Why for Yiru: mRNA-based cancer vaccines and in situ CAR T-cell generation are frontier TME immunotherapies where codon optimization directly impacts efficacy. Poorly optimized mRNAs produce less antigen, reducing the magnitude of the anti-tumour T cell response. RNAJog could be applied to optimize mRNAs encoding tumour neoantigens, cytokines (IL-12, IL-2), or CAR constructs for intratumoural delivery. The multi-objective framework — balancing stability, expression level, and translational efficiency — is particularly well-suited to the TME context where mRNAs must function in the inflammatory, hypoxic, and nuclease-rich tumour environment. The reinforcement learning architecture also provides a template for optimizing other nucleic acid therapeutics (siRNA, ASOs, guide RNAs) for TME applications.

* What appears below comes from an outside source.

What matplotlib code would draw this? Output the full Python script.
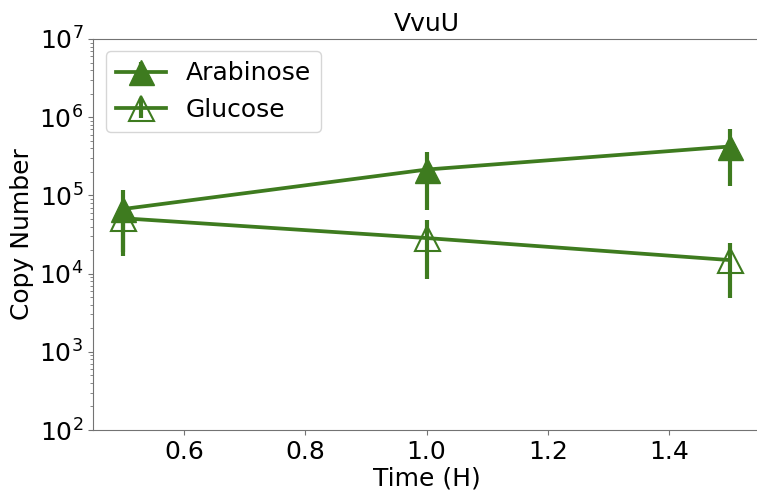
import matplotlib
matplotlib.use("Agg")
import matplotlib.pyplot as plt
from matplotlib.legend_handler import HandlerErrorbar

time = [0.5, 1.0, 1.5]
arabinose = [67000, 214000, 422000]
arabinose_err = [50000, 148000, 290000]
glucose = [51000, 28500, 14900]
glucose_err = [32000, 20000, 10000]

green = "#3e7b1f"
plt.rcParams["font.size"] = 18
plt.rcParams["font.family"] = "DejaVu Sans"

fig = plt.figure(figsize=(7.57, 4.93), dpi=100)
ax = fig.add_axes([93 / 757, 63 / 493, 667 / 757, 391 / 493])

ax.errorbar(time, arabinose, yerr=arabinose_err, color=green, marker="^",
            markersize=18, linewidth=2.7, elinewidth=3, label="Arabinose")
ax.errorbar(time, glucose, yerr=glucose_err, color=green, marker="^",
            markersize=18, markerfacecolor="none", markeredgewidth=1.5,
            linewidth=2.7, elinewidth=3, label="Glucose")

ax.set_yscale("log")
ax.set_ylim(1e2, 1e7)
ax.set_xlim(0.45, 1.55)
ax.set_xticks([0.6, 0.8, 1.0, 1.2, 1.4])
ax.set_title("VvuU", fontsize=18)
ax.set_xlabel("Time (H)", fontsize=18, labelpad=2)
ax.set_ylabel("Copy Number", fontsize=18)

for s in ax.spines.values():
    s.set_color("0.45")
# right edge of the frame is cut off in the original
ax.spines["right"].set_visible(False)
ax.tick_params(which="both", colors="0.45", labelcolor="black")
ax.tick_params(labelsize=18)

ax.legend(loc="upper left", fontsize=18,
          handler_map={type(ax.containers[0]): HandlerErrorbar(xerr_size=0, yerr_size=0.4)})

fig.savefig("out.png", dpi=100)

Vessel Spatial Analysis (VeSpA): a tool for whole slide image segmentation, morphometry, and QuPath extension
bioRxiv Published 2026-06-20 preprint DOI: 10.64898/2026.06.15.732366
computational pathology whole slide imaging vessel analysis image segmentation QuPath spatial analysis
Summary: Presents VeSpA (Vessel Spatial Analysis), a computational pathology tool for whole slide image segmentation and morphometric analysis of blood vessels, implemented as a QuPath extension. Quantitative analysis of vascular architecture in tissue sections is important for understanding tumour angiogenesis, tissue perfusion, and drug delivery, yet existing tools are either proprietary, require programming expertise, or lack spatial analysis capabilities. VeSpA provides automated vessel segmentation from H&E or immunohistochemistry-stained whole slide images, extraction of morphometric features (vessel density, diameter, shape, tortuosity), and spatial analysis of vessel distribution relative to tissue landmarks. The QuPath integration makes it accessible to pathologists and biologists without requiring programming, while the open-source nature enables customization and extension for specific research questions.
Why it matters: Vascular architecture is a critical but under-quantified feature of the TME. Tumour blood vessels are structurally and functionally abnormal — they are tortuous, leaky, and poorly perfused — contributing to hypoxia, immune exclusion, and poor drug delivery. Yet most TME studies that include vessel analysis rely on simple metrics like microvessel density, which capture only a fraction of the biologically relevant information. VeSpA enables comprehensive, spatially aware vessel morphometry from routine histology slides, making high-dimensional vessel phenotyping accessible to any lab with a slide scanner. The QuPath integration is key: QuPath is widely used in digital pathology, and VeSpA extends it with specialized vessel analysis capabilities.
Why for Yiru: Tumour vasculature is a major determinant of TME immune infiltration — well-perfused tumours with normal-like vessels tend to have better T cell infiltration, while chaotic, poorly perfused vasculature correlates with immune exclusion. VeSpA could be applied to quantify vascular architecture in TME studies, correlating vessel morphometric features with immune cell infiltration patterns from multiplex immunohistochemistry or spatial transcriptomics. Understanding which vascular features predict immunotherapy response — and whether vascular normalizing agents improve T cell infiltration — are key translational questions that tools like VeSpA can help address at scale. The spatial analysis component (vessel distribution relative to tumour regions, immune aggregates, or necrotic zones) is particularly relevant for TME spatial biology.